What Changed in The Google Webmasters Guidelines?
- March 14, 2017
Google Webmaster follows a long list of guidelines on how to optimize your website. Google rarely changed its rules over the years. Recently, the Webmaster witnessed some updates on its guidelines. It’s quite interesting to see what has been added as well as changed. This update is way different. It includes a complete set of new guidelines, numerous clarifications, combinations of former guidelines, and complete removal of certain guidelines. The update highlights secure sites (HTTPS), mobile SEO and accessibility now being formally added in the Webmaster guidelines.
The very first line of the Google Webmaster guidelines says, “Following the General Guidelines below will help Google find, index, and rank your site.”

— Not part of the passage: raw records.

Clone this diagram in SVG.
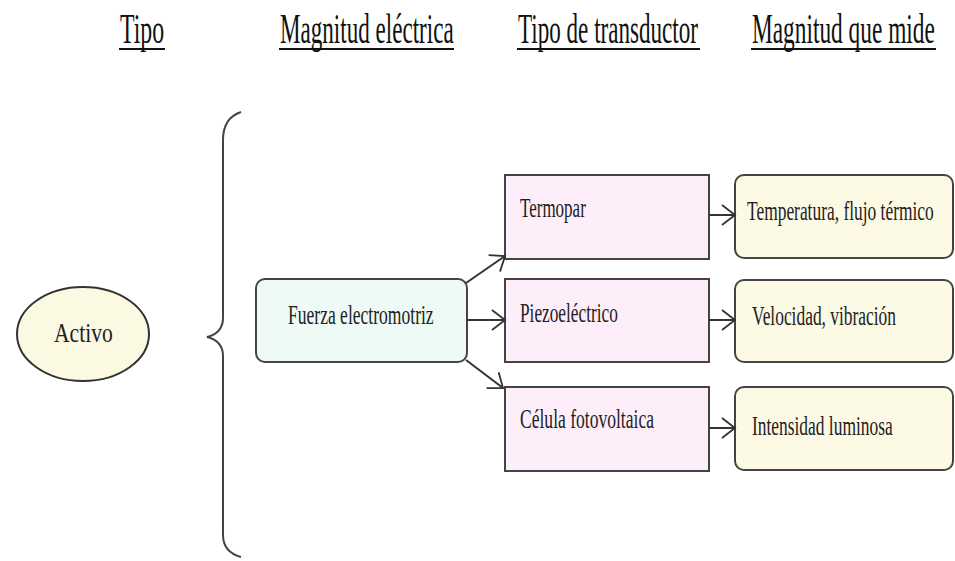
<svg xmlns="http://www.w3.org/2000/svg" width="955" height="561" viewBox="0 0 955 561">
<defs>
<marker id="arr" markerUnits="userSpaceOnUse" markerWidth="22" markerHeight="24" refX="17" refY="12" orient="auto">
<path d="M4,2 L17,12 L4,22" fill="none" stroke="#333" stroke-width="1.8"/>
</marker>
</defs>
<style>
.hdr{font-family:"Liberation Serif",serif;font-size:42px;fill:#111;}
.ul{stroke:#111;stroke-width:2.2;}
.t{font-family:"Liberation Serif",serif;font-size:27px;fill:#222;}
.pink{fill:#fdeefa;stroke:#444;stroke-width:2;}
.yel{fill:#fcf9e4;stroke:#444;stroke-width:2;}
.mint{fill:#eefaf5;stroke:#444;stroke-width:2;}
.conn{stroke:#333;stroke-width:2;fill:none;marker-end:url(#arr);}
</style>
<rect width="955" height="561" fill="#fff"/>
<g id="headers">
<text class="hdr" transform="translate(120,43) scale(0.567,1)">Tipo</text>
<line class="ul" x1="119" y1="49" x2="165" y2="49"/>
<text class="hdr" transform="translate(280,43) scale(0.55,1)">Magnitud eléctrica</text>
<line class="ul" x1="279" y1="49" x2="454" y2="49"/>
<text class="hdr" transform="translate(518,43) scale(0.55,1)">Tipo de transductor</text>
<line class="ul" x1="517" y1="49" x2="700" y2="49"/>
<text class="hdr" transform="translate(752,43) scale(0.556,1)">Magnitud que mide</text>
<line class="ul" x1="751" y1="49" x2="936" y2="49"/>
</g>
<g id="activo">
<ellipse cx="83" cy="334" rx="66" ry="47" fill="#fcf9e2" stroke="#333" stroke-width="2"/>
<text class="t" transform="translate(54,342) scale(0.8,1)">Activo</text>
</g>
<g id="brace">
<path d="M241,112 Q223,118 223,140 L223,318 Q223,333 207,337 Q223,341 223,356 L223,535 Q223,552 241,557" fill="none" stroke="#444" stroke-width="2"/>
</g>
<g id="fuerza">
<rect class="mint" x="256" y="279" width="211" height="83" rx="9"/>
<text class="t" transform="translate(288,324) scale(0.65,1)">Fuerza electromotriz</text>
</g>
<g id="termopar">
<rect class="pink" x="505" y="175" width="204" height="84"/>
<text class="t" transform="translate(520,217) scale(0.63,1)">Termopar</text>
</g>
<g id="piezo">
<rect class="pink" x="505" y="279" width="204" height="83"/>
<text class="t" transform="translate(520,322) scale(0.64,1)">Piezoeléctrico</text>
</g>
<g id="celula">
<rect class="pink" x="505" y="387" width="204" height="84"/>
<text class="t" transform="translate(520,428) scale(0.65,1)">Célula fotovoltaica</text>
</g>
<g id="temperatura">
<rect class="yel" x="735" y="175" width="218" height="83" rx="9"/>
<text class="t" transform="translate(747,220) scale(0.645,1)">Temperatura, flujo térmico</text>
</g>
<g id="velocidad">
<rect class="yel" x="735" y="280" width="218" height="82" rx="9"/>
<text class="t" transform="translate(752,325) scale(0.645,1)">Velocidad, vibración</text>
</g>
<g id="intensidad">
<rect class="yel" x="735" y="387" width="218" height="83" rx="9"/>
<text class="t" transform="translate(752,435) scale(0.645,1)">Intensidad luminosa</text>
</g>
<g id="connectors">
<line class="conn" x1="466" y1="283" x2="505" y2="256"/>
<line class="conn" x1="467" y1="320" x2="505" y2="320"/>
<line class="conn" x1="466" y1="360" x2="503" y2="388"/>
<line class="conn" x1="709" y1="215" x2="735" y2="215"/>
<line class="conn" x1="709" y1="320" x2="735" y2="320"/>
<line class="conn" x1="709" y1="428" x2="735" y2="428"/>
</g>
</svg>
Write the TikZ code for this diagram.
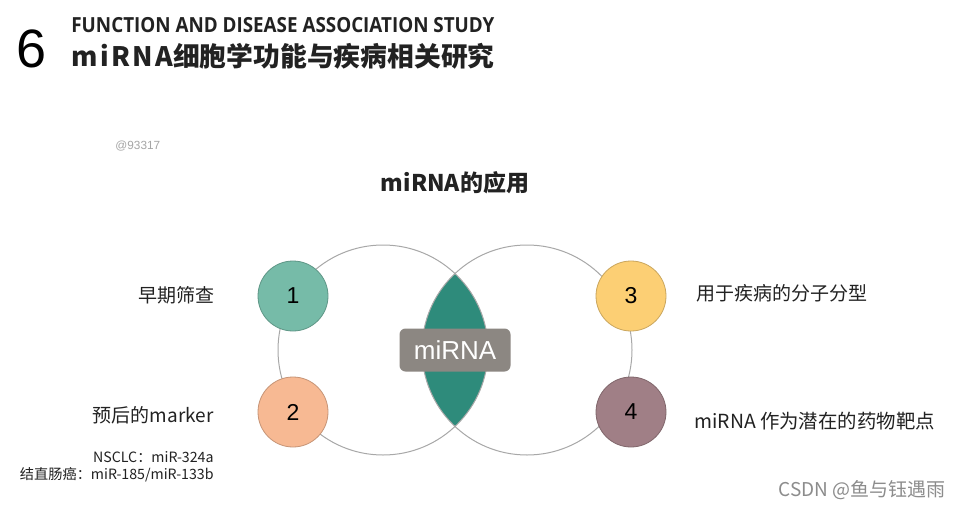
\documentclass[tikz,border=0pt]{standalone}
\usepackage{fontspec}
\setmainfont{Noto Sans CJK SC}
\newfontfamily\arialfont{Liberation Sans}
\newfontfamily\headfont[FakeStretch=0.905]{Open Sans}
\definecolor{tealA}{HTML}{76BBA8}
\definecolor{peachB}{HTML}{F7B993}
\definecolor{goldC}{HTML}{FCCF74}
\definecolor{mauveD}{HTML}{A07F86}
\definecolor{lensteal}{HTML}{2E8B7B}
\definecolor{boxgray}{HTML}{8C8782}
\definecolor{ringgray}{HTML}{A8A8A8}
\definecolor{inkgray}{HTML}{222222}
\begin{document}
\begin{tikzpicture}[x=0.5pt, y=-0.5pt, every node/.style={inner sep=0pt},
  num/.style={circle,draw=#1!80!black,line width=0.4pt,fill=#1,minimum size=35pt,font=\arialfont\fontsize{11.5}{12}\selectfont},
  lbl/.style={font=\fontsize{9.5}{11}\selectfont,text=inkgray},
  ring/.style={draw=ringgray,line width=0.5pt}]
\path[fill=white] (0,0) rectangle (962,508);
\useasboundingbox (0,0) rectangle (962,508);
% header
\node[anchor=west,font=\arialfont\fontsize{27}{27}\selectfont] (six) at (16,49) {6};
\node[anchor=west,font=\headfont\bfseries\fontsize{10.4}{12}\selectfont,text=inkgray] (head1) at (71,25) {FUNCTION AND DISEASE ASSOCIATION STUDY};
\node[anchor=west,font=\bfseries\fontsize{13.4}{15}\selectfont,text=inkgray] (head2) at (71,56) {{\addfontfeature{LetterSpace=9}miRNA}细胞学功能与疾病相关研究};
\node[anchor=west,font=\arialfont\fontsize{5.9}{7}\selectfont,text=gray!70] (tag) at (115,146) {@93317};
\node[font=\bfseries\fontsize{11.5}{13}\selectfont,text=inkgray] (title) at (455,183) {miRNA的应用};
% two rings and the overlap
\begin{scope}
  \clip (383,350) circle[radius=105];
  \fill[lensteal] (527,350) circle[radius=105];
\end{scope}
\draw[ring] (383,350) circle[radius=105];
\draw[ring] (527,350) circle[radius=105];
\node[fill=boxgray,rounded corners=3pt,minimum width=55.5pt,minimum height=21.5pt,text=white,font=\arialfont\fontsize{13}{14}\selectfont] (core) at (455,350) {miRNA};
% numbered points
\node[num=tealA] (n1) at (293,296) {1};
\node[num=peachB] (n2) at (293,412) {2};
\node[num=goldC] (n3) at (631,296) {3};
\node[num=mauveD] (n4) at (631,412) {4};
% labels
\node[lbl,anchor=east] (t1) at (215,295) {早期筛查};
\node[lbl,anchor=east] (t2) at (214,415) {预后的marker};
\node[lbl,anchor=east,font=\fontsize{7.1}{8}\selectfont] (t2a) at (214,457) {NSCLC：miR-324a};
\node[lbl,anchor=east,font=\fontsize{7.1}{8}\selectfont] (t2b) at (214,475) {结直肠癌：miR-185/miR-133b};
\node[lbl,anchor=west] (t3) at (696,293) {用于疾病的分子分型};
\node[lbl,anchor=west,font=\fontsize{9.7}{11}\selectfont] (t4) at (694,421) {miRNA 作为潜在的药物靶点};
\node[anchor=east,font=\fontsize{9.5}{11}\selectfont,text=gray!90] (mark) at (946,490) {CSDN @鱼与钰遇雨};
\end{tikzpicture}
\end{document}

Definitely, when it comes to guidelines for ‘site search improvement’ no one can beat Google! Google did not alter anything important there, but they have defined what Google considers as a spam and what can get you banned.
Let’s take a look the additions.
1. HTTP to HTTPS
Google makes a significant addition by making it compulsory for the websites to use HTTPS now.
As the new guidelines states:
“If possible, secure your site’s connections with HTTPS. Encrypting interactions between the user and your website is a good practice for communication on the web”
What’s even more interesting is that Google began to mark the sites as unsafe in Chrome, which are not https.
2. Transition to Mobile-Friendliness
“Design your site for all device types and sizes, including desktops, tablets, and smartphones. Use the mobile friendly testing tool to test how well your pages work on mobile devices, and get feedback on what needs to be fixed”
Google demands the websites to be crafted for every kind of existing devices. A website has to be compatible to laptops, desktops, tablet PCs or smartphones. A litmus test has also been proposed for checking mobile-friendliness of a site. This would produce feedback based on which relevant things can be mended.
This addition shouldn’t really come as a surprise. Last year we have already had MOBILEGEDDON. Mobile-friendliness is hereafter going to be a ranking indicator for mobile search.
3. Accessibility Returns
Accessibility made a strong comeback in the Google Webmaster guidelines. The new guideline leaves no doubt that accessibility is going receive greater importance than earlier.
“Make your site’s important content visible by default. Google is able to crawl HTML content hidden inside navigational elements such as tabs or expanding sections, however we consider this content less accessible to users, and believe that you should make your most important information visible in the default page view.”
This guideline clearly states that Google openly expects the initial visible content to be more significant and informative than the content found in tabs.
4. Mobile SEO
Mobile SEO is now officially in the guidelines of Google webmaster. As it goes- “Ensure that your pages are useful for readers with visual impairments, for example, by testing usability with a screen-reader.”
Google requires sites to be very particular about the alt text used for images. Webmaster recommends putting up ‘specific, descriptive and accurate alt text’ only.
Following the new webmaster guidelines, there are also several updates to the existing guidelines. Let’s take a look at the updates.
1. Link and Site Hierarchy
Currently Google recommends all webpages to be accessible from a link on the searchable page. This link can be anything ranging from a text to an image with alt attribute, provided it is applicable to the target page.
Contrary to the previous rule, now it reads:“Ensure that all pages on the site can be reached by a link from another findable page. The referring link should include either text or, for images, an alt attribute, that is relevant to the target page”
2. Human-Readable Sitemaps Required
Webmaster desires a human-readable sitemap relevant to the page hierarchy. A site must offer a human visible sitemap file that stores the links to vital parts of the webpage. If the sitemap contains a large number of links, then sites can break the site map into multiple webpages.
There are many technical changes, most of which doesn’t need any concern if you already own a decently built website.
With these changes to the Webmaster guidelines, it seems Google is centering the focus on User Experience more than anything else.